- _Work instructions_
The lines to be copied run from the one containing "Output the standalone" to the end of the material below; reproduce them exactly, including both ends, and nothing more.

(Rows from a dataset of charts and code)

## Start

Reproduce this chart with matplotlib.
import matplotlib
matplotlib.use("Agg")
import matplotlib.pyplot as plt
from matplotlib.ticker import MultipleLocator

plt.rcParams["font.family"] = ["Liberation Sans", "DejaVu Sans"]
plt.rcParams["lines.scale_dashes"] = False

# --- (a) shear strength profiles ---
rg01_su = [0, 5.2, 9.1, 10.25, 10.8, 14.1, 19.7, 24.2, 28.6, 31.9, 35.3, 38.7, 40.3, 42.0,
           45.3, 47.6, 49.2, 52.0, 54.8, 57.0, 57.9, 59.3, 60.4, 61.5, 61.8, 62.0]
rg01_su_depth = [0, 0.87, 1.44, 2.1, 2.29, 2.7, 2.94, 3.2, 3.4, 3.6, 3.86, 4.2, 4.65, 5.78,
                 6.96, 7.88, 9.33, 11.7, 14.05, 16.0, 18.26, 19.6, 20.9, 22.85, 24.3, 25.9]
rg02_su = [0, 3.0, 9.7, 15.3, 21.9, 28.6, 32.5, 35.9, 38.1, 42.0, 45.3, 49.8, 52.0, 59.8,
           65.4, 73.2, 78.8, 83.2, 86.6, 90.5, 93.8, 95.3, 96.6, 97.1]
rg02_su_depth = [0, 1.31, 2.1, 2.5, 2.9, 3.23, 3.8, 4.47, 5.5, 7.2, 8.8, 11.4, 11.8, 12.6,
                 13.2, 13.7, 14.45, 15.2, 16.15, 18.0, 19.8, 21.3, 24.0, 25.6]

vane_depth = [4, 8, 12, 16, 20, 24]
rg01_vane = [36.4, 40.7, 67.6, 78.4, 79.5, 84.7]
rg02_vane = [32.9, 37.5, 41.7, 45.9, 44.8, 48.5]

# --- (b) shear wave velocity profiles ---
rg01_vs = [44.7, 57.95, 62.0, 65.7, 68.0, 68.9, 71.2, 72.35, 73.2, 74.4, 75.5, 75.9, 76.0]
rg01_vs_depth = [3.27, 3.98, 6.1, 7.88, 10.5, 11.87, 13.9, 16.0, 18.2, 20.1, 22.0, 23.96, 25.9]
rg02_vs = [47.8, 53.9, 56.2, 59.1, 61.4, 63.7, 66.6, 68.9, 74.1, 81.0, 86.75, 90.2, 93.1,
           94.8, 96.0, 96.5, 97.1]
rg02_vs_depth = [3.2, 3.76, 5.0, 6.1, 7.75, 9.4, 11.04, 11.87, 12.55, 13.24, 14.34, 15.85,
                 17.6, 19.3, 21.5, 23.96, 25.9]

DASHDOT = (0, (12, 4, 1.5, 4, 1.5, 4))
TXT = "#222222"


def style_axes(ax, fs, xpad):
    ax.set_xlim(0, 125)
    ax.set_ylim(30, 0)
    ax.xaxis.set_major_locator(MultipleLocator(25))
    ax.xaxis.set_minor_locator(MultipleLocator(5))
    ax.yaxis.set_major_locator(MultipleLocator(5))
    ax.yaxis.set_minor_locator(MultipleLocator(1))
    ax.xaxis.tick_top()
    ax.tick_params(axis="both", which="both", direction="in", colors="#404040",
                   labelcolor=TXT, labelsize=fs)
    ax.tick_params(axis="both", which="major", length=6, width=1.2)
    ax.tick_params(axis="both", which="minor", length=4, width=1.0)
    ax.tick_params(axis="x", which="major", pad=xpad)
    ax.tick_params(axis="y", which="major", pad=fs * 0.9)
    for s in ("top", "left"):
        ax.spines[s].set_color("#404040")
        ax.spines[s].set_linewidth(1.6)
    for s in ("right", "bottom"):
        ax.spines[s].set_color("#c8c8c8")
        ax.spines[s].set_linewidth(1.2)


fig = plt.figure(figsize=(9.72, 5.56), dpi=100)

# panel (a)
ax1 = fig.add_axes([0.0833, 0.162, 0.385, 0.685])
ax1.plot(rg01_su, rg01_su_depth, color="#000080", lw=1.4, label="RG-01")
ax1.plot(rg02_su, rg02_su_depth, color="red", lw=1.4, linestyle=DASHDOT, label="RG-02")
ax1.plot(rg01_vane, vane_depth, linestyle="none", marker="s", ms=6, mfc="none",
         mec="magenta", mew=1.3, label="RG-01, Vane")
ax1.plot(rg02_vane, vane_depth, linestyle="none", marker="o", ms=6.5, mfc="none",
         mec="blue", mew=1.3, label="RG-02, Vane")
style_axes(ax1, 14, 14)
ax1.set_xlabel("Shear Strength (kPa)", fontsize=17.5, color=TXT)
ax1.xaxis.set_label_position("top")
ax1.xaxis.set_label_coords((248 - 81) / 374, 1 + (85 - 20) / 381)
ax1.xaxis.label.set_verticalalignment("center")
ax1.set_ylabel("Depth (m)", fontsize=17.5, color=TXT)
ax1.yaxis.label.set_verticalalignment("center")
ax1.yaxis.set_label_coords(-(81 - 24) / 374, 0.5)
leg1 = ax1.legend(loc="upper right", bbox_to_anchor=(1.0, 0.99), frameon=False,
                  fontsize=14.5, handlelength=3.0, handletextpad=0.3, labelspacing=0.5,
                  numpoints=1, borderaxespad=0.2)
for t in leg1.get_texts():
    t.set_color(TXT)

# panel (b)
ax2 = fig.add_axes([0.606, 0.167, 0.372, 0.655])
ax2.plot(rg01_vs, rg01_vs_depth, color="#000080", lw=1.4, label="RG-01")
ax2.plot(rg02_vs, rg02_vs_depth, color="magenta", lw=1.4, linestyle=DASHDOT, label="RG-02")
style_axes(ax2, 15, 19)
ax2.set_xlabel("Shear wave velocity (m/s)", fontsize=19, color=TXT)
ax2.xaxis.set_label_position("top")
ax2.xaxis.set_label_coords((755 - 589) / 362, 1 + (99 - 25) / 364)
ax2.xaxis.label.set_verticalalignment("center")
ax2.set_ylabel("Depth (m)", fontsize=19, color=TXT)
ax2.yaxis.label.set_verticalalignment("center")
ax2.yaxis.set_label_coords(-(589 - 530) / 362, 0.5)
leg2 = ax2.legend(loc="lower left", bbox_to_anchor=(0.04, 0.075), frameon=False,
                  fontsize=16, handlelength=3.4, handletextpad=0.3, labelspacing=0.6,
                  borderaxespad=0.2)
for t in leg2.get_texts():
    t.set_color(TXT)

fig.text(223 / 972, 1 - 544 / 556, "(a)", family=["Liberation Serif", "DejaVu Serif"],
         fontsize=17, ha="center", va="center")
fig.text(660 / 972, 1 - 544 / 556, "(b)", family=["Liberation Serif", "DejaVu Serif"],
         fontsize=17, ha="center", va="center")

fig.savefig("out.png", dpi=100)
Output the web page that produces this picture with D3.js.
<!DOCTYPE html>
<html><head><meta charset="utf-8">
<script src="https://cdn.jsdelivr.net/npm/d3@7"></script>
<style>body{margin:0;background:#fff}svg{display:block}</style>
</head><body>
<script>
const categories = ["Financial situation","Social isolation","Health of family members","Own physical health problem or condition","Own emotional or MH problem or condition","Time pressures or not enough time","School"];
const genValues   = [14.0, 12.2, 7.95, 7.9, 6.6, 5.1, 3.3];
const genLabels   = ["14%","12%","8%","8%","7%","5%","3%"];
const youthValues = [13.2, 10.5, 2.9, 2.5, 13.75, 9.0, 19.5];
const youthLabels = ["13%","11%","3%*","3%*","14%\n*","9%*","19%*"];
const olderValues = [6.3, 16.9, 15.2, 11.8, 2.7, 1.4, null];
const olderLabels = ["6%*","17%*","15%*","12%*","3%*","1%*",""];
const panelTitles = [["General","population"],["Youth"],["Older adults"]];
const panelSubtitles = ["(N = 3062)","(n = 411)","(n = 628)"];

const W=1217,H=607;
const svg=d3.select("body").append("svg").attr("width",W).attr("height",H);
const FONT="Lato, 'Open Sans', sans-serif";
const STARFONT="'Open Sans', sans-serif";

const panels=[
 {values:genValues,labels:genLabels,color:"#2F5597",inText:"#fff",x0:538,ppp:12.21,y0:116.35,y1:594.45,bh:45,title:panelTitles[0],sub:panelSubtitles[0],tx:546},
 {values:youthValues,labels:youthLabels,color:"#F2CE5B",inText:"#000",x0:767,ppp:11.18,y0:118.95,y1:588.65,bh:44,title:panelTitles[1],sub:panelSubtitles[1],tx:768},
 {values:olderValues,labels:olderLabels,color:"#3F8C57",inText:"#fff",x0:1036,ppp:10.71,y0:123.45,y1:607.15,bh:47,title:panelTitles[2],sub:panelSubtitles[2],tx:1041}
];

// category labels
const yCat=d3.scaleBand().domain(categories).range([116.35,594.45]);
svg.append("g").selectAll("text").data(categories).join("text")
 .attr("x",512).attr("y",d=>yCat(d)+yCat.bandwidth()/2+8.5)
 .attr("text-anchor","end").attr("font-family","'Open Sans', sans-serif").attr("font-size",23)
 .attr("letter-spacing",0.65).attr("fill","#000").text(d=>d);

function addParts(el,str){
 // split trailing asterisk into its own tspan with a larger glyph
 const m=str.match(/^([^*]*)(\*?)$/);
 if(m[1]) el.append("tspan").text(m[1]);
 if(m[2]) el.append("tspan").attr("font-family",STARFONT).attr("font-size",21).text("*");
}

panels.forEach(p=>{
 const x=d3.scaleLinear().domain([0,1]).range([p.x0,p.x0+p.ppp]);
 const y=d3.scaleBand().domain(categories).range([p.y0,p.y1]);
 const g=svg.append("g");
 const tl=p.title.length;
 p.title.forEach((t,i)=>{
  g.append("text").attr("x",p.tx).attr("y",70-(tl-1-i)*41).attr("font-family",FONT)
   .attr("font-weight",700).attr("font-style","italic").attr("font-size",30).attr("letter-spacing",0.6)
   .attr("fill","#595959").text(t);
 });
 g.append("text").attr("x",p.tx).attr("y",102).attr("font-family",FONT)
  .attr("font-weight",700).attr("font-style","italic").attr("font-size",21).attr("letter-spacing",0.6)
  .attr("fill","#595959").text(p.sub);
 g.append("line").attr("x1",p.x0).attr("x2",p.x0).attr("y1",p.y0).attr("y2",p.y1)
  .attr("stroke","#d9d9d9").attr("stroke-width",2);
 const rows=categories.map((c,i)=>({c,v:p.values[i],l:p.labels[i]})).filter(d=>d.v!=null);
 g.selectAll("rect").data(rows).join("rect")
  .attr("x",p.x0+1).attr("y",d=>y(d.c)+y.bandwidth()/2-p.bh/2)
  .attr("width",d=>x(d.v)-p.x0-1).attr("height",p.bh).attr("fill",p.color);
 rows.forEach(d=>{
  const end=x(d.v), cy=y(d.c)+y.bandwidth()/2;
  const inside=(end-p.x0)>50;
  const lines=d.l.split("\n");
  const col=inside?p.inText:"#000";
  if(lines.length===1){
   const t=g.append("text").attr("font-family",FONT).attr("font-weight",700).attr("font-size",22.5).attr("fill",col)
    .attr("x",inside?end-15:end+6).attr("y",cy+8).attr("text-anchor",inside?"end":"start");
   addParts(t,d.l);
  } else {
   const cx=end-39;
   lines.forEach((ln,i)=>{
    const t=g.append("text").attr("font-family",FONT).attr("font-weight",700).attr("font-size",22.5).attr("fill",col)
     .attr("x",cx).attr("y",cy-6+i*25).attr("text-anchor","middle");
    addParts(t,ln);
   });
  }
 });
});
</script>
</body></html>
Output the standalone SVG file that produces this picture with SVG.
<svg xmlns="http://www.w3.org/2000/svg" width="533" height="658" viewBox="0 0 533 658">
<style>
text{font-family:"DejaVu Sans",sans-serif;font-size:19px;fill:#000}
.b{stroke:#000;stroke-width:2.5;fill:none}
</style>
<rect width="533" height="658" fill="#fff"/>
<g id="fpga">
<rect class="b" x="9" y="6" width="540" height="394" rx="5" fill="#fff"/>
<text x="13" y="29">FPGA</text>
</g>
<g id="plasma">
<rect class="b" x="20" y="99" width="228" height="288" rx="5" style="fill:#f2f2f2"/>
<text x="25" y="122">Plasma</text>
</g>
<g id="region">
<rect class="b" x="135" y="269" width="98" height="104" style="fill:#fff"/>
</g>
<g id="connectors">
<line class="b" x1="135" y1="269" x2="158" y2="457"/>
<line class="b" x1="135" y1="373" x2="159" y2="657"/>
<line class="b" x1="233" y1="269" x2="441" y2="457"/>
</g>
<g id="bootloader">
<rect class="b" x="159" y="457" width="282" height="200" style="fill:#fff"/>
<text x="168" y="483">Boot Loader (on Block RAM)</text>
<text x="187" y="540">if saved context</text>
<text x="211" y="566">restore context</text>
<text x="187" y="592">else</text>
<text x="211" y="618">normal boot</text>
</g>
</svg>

## End

- _Answer to the exercise_
Output the standalone SVG file that produces this picture with SVG.
<svg xmlns="http://www.w3.org/2000/svg" width="533" height="658" viewBox="0 0 533 658">
<style>
text{font-family:"DejaVu Sans",sans-serif;font-size:19px;fill:#000}
.b{stroke:#000;stroke-width:2.5;fill:none}
</style>
<rect width="533" height="658" fill="#fff"/>
<g id="fpga">
<rect class="b" x="9" y="6" width="540" height="394" rx="5" fill="#fff"/>
<text x="13" y="29">FPGA</text>
</g>
<g id="plasma">
<rect class="b" x="20" y="99" width="228" height="288" rx="5" style="fill:#f2f2f2"/>
<text x="25" y="122">Plasma</text>
</g>
<g id="region">
<rect class="b" x="135" y="269" width="98" height="104" style="fill:#fff"/>
</g>
<g id="connectors">
<line class="b" x1="135" y1="269" x2="158" y2="457"/>
<line class="b" x1="135" y1="373" x2="159" y2="657"/>
<line class="b" x1="233" y1="269" x2="441" y2="457"/>
</g>
<g id="bootloader">
<rect class="b" x="159" y="457" width="282" height="200" style="fill:#fff"/>
<text x="168" y="483">Boot Loader (on Block RAM)</text>
<text x="187" y="540">if saved context</text>
<text x="211" y="566">restore context</text>
<text x="187" y="592">else</text>
<text x="211" y="618">normal boot</text>
</g>
</svg>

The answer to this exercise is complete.